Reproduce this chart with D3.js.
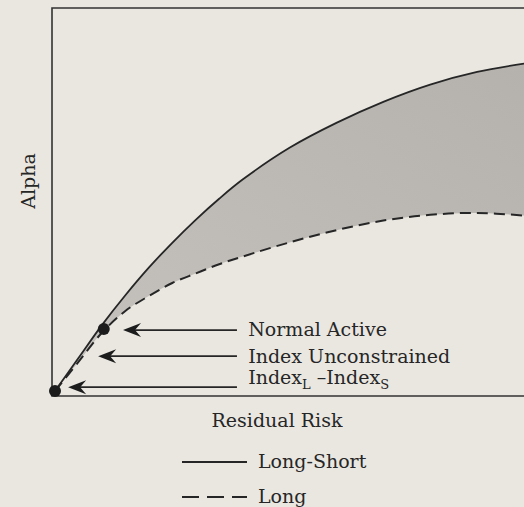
<!DOCTYPE html>
<html>
<head>
<meta charset="utf-8">
<script src="https://cdn.jsdelivr.net/npm/d3@7"></script>
<style>
  html, body { margin: 0; padding: 0; background: #eae7e1; }
  svg { display: block; }
  text { font-family: "DejaVu Serif", serif; fill: #262626; }
</style>
</head>
<body>
<svg id="chart" width="524" height="507"></svg>
<script>
// ---- data ----
const residualRisk   = [0, 0.5, 1, 1.5, 2, 2.5, 3, 3.5, 4, 5, 6, 7, 8, 9, 10];
const alphaLongShort = [0, 0.86, 1.72, 2.5, 3.22, 3.87, 4.47, 5.02, 5.52, 6.35, 7.0, 7.55, 8.0, 8.33, 8.55];
const alphaLong      = [0, 0.76, 1.52, 2.09, 2.48, 2.82, 3.07, 3.31, 3.51, 3.88, 4.2, 4.45, 4.6, 4.65, 4.58];

const pointLabels = ["Index", "Normal Active"];
const pointRisk   = [0, 1.04];
const pointAlpha  = [0, 1.62];

const annotationLabels = ["Normal Active", "Index Unconstrained", "IndexL–IndexS"];
const arrowTipRisk     = [1.45, 0.92, 0.28];
const arrowTipAlpha    = [1.59, 0.91, 0.10];
const arrowTailRisk    = 3.88;
const labelRisk        = 4.12;

const legendLabels = ["Long-Short", "Long"];
const axisLabels = { x: "Residual Risk", y: "Alpha" };

// ---- layout ----
const W = 524, H = 507;
const svg = d3.select("#chart");
const x = d3.scaleLinear().domain([0, 10]).range([55, 524]);
const y = d3.scaleLinear().domain([0, 10]).range([391, 8]);
const frameLeft = 52, frameTop = 8, frameBottom = 396;
const ink = "#262626";

const rows = residualRisk.map((r, i) => ({ r, hi: alphaLongShort[i], lo: alphaLong[i] }));

// shading gradient
const defs = svg.append("defs");
const grad = defs.append("linearGradient").attr("id", "shade")
  .attr("x1", "0%").attr("y1", "100%").attr("x2", "100%").attr("y2", "0%");
grad.append("stop").attr("offset", "0%").attr("stop-color", "#c6c3be");
grad.append("stop").attr("offset", "100%").attr("stop-color", "#b5b2ad");

const curve = d3.curveCatmullRom.alpha(0.5);
const area = d3.area()
  .x(d => x(d.r)).y0(d => y(d.lo)).y1(d => y(d.hi))
  .curve(curve);
svg.append("path").datum(rows).attr("d", area).attr("fill", "url(#shade)");

// frame
svg.append("path")
  .attr("d", `M${W},${frameTop}H${frameLeft}V${frameBottom}H${W}`)
  .attr("fill", "none").attr("stroke", "#333").attr("stroke-width", 1.6);

// curves
const lineHi = d3.line().x(d => x(d.r)).y(d => y(d.hi)).curve(curve);
const lineLo = d3.line().x(d => x(d.r)).y(d => y(d.lo)).curve(curve);
svg.append("path").datum(rows).attr("d", lineHi)
  .attr("fill", "none").attr("stroke", ink).attr("stroke-width", 1.8);
svg.append("path").datum(rows).attr("d", lineLo)
  .attr("fill", "none").attr("stroke", ink).attr("stroke-width", 2)
  .attr("stroke-dasharray", "11,6");

// points
svg.selectAll("circle.pt").data(pointRisk).join("circle")
  .attr("class", "pt")
  .attr("cx", (d) => x(d)).attr("cy", (d, i) => y(pointAlpha[i]))
  .attr("r", 6).attr("fill", "#1c1c1c");

// arrows
const labelDy = [6, 7, -3];
annotationLabels.forEach((lab, i) => {
  const tx = x(arrowTipRisk[i]), ty = y(arrowTipAlpha[i]);
  const ex = x(arrowTailRisk);
  svg.append("line").attr("x1", tx + 8).attr("y1", ty).attr("x2", ex).attr("y2", ty)
    .attr("stroke", ink).attr("stroke-width", 1.6);
  svg.append("path")
    .attr("d", `M${tx},${ty}L${tx + 18},${ty - 7}L${tx + 12},${ty}L${tx + 18},${ty + 7}Z`)
    .attr("fill", "#1c1c1c");
  const t = svg.append("text").attr("x", x(labelRisk)).attr("y", ty + labelDy[i])
    .attr("font-size", 19);
  if (lab === "IndexL–IndexS") {
    t.append("tspan").text("Index");
    t.append("tspan").attr("font-size", 13).attr("dy", 5).text("L");
    t.append("tspan").attr("dy", -5).text(" –Index");
    t.append("tspan").attr("font-size", 13).attr("dy", 5).text("S");
  } else {
    t.text(lab);
  }
});

// axis labels
svg.append("text").attr("x", 277).attr("y", 427).attr("text-anchor", "middle")
  .attr("font-size", 19).text(axisLabels.x);
svg.append("text").attr("transform", "translate(35,181) rotate(-90)")
  .attr("text-anchor", "middle").attr("font-size", 19).text(axisLabels.y);

// legend
const legY = [462, 497];
const legDash = [null, "17,8"];
legendLabels.forEach((lab, i) => {
  svg.append("line").attr("x1", 182).attr("x2", 247).attr("y1", legY[i]).attr("y2", legY[i])
    .attr("stroke", ink).attr("stroke-width", 1.8)
    .attr("stroke-dasharray", legDash[i]);
  svg.append("text").attr("x", 258).attr("y", legY[i] + 6).attr("font-size", 19).text(lab);
});
</script>
</body>
</html>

### Given problem
Output an exact copy of the material, with the pictures removed.

### Final result
Reproduce this chart with D3.js.
<!DOCTYPE html>
<html>
<head>
<meta charset="utf-8">
<script src="https://cdn.jsdelivr.net/npm/d3@7"></script>
<style>
  html, body { margin: 0; padding: 0; background: #eae7e1; }
  svg { display: block; }
  text { font-family: "DejaVu Serif", serif; fill: #262626; }
</style>
</head>
<body>
<svg id="chart" width="524" height="507"></svg>
<script>
// ---- data ----
const residualRisk   = [0, 0.5, 1, 1.5, 2, 2.5, 3, 3.5, 4, 5, 6, 7, 8, 9, 10];
const alphaLongShort = [0, 0.86, 1.72, 2.5, 3.22, 3.87, 4.47, 5.02, 5.52, 6.35, 7.0, 7.55, 8.0, 8.33, 8.55];
const alphaLong      = [0, 0.76, 1.52, 2.09, 2.48, 2.82, 3.07, 3.31, 3.51, 3.88, 4.2, 4.45, 4.6, 4.65, 4.58];

const pointLabels = ["Index", "Normal Active"];
const pointRisk   = [0, 1.04];
const pointAlpha  = [0, 1.62];

const annotationLabels = ["Normal Active", "Index Unconstrained", "IndexL–IndexS"];
const arrowTipRisk     = [1.45, 0.92, 0.28];
const arrowTipAlpha    = [1.59, 0.91, 0.10];
const arrowTailRisk    = 3.88;
const labelRisk        = 4.12;

const legendLabels = ["Long-Short", "Long"];
const axisLabels = { x: "Residual Risk", y: "Alpha" };

// ---- layout ----
const W = 524, H = 507;
const svg = d3.select("#chart");
const x = d3.scaleLinear().domain([0, 10]).range([55, 524]);
const y = d3.scaleLinear().domain([0, 10]).range([391, 8]);
const frameLeft = 52, frameTop = 8, frameBottom = 396;
const ink = "#262626";

const rows = residualRisk.map((r, i) => ({ r, hi: alphaLongShort[i], lo: alphaLong[i] }));

// shading gradient
const defs = svg.append("defs");
const grad = defs.append("linearGradient").attr("id", "shade")
  .attr("x1", "0%").attr("y1", "100%").attr("x2", "100%").attr("y2", "0%");
grad.append("stop").attr("offset", "0%").attr("stop-color", "#c6c3be");
grad.append("stop").attr("offset", "100%").attr("stop-color", "#b5b2ad");

const curve = d3.curveCatmullRom.alpha(0.5);
const area = d3.area()
  .x(d => x(d.r)).y0(d => y(d.lo)).y1(d => y(d.hi))
  .curve(curve);
svg.append("path").datum(rows).attr("d", area).attr("fill", "url(#shade)");

// frame
svg.append("path")
  .attr("d", `M${W},${frameTop}H${frameLeft}V${frameBottom}H${W}`)
  .attr("fill", "none").attr("stroke", "#333").attr("stroke-width", 1.6);

// curves
const lineHi = d3.line().x(d => x(d.r)).y(d => y(d.hi)).curve(curve);
const lineLo = d3.line().x(d => x(d.r)).y(d => y(d.lo)).curve(curve);
svg.append("path").datum(rows).attr("d", lineHi)
  .attr("fill", "none").attr("stroke", ink).attr("stroke-width", 1.8);
svg.append("path").datum(rows).attr("d", lineLo)
  .attr("fill", "none").attr("stroke", ink).attr("stroke-width", 2)
  .attr("stroke-dasharray", "11,6");

// points
svg.selectAll("circle.pt").data(pointRisk).join("circle")
  .attr("class", "pt")
  .attr("cx", (d) => x(d)).attr("cy", (d, i) => y(pointAlpha[i]))
  .attr("r", 6).attr("fill", "#1c1c1c");

// arrows
const labelDy = [6, 7, -3];
annotationLabels.forEach((lab, i) => {
  const tx = x(arrowTipRisk[i]), ty = y(arrowTipAlpha[i]);
  const ex = x(arrowTailRisk);
  svg.append("line").attr("x1", tx + 8).attr("y1", ty).attr("x2", ex).attr("y2", ty)
    .attr("stroke", ink).attr("stroke-width", 1.6);
  svg.append("path")
    .attr("d", `M${tx},${ty}L${tx + 18},${ty - 7}L${tx + 12},${ty}L${tx + 18},${ty + 7}Z`)
    .attr("fill", "#1c1c1c");
  const t = svg.append("text").attr("x", x(labelRisk)).attr("y", ty + labelDy[i])
    .attr("font-size", 19);
  if (lab === "IndexL–IndexS") {
    t.append("tspan").text("Index");
    t.append("tspan").attr("font-size", 13).attr("dy", 5).text("L");
    t.append("tspan").attr("dy", -5).text(" –Index");
    t.append("tspan").attr("font-size", 13).attr("dy", 5).text("S");
  } else {
    t.text(lab);
  }
});

// axis labels
svg.append("text").attr("x", 277).attr("y", 427).attr("text-anchor", "middle")
  .attr("font-size", 19).text(axisLabels.x);
svg.append("text").attr("transform", "translate(35,181) rotate(-90)")
  .attr("text-anchor", "middle").attr("font-size", 19).text(axisLabels.y);

// legend
const legY = [462, 497];
const legDash = [null, "17,8"];
legendLabels.forEach((lab, i) => {
  svg.append("line").attr("x1", 182).attr("x2", 247).attr("y1", legY[i]).attr("y2", legY[i])
    .attr("stroke", ink).attr("stroke-width", 1.8)
    .attr("stroke-dasharray", legDash[i]);
  svg.append("text").attr("x", 258).attr("y", legY[i] + 6).attr("font-size", 19).text(lab);
});
</script>
</body>
</html>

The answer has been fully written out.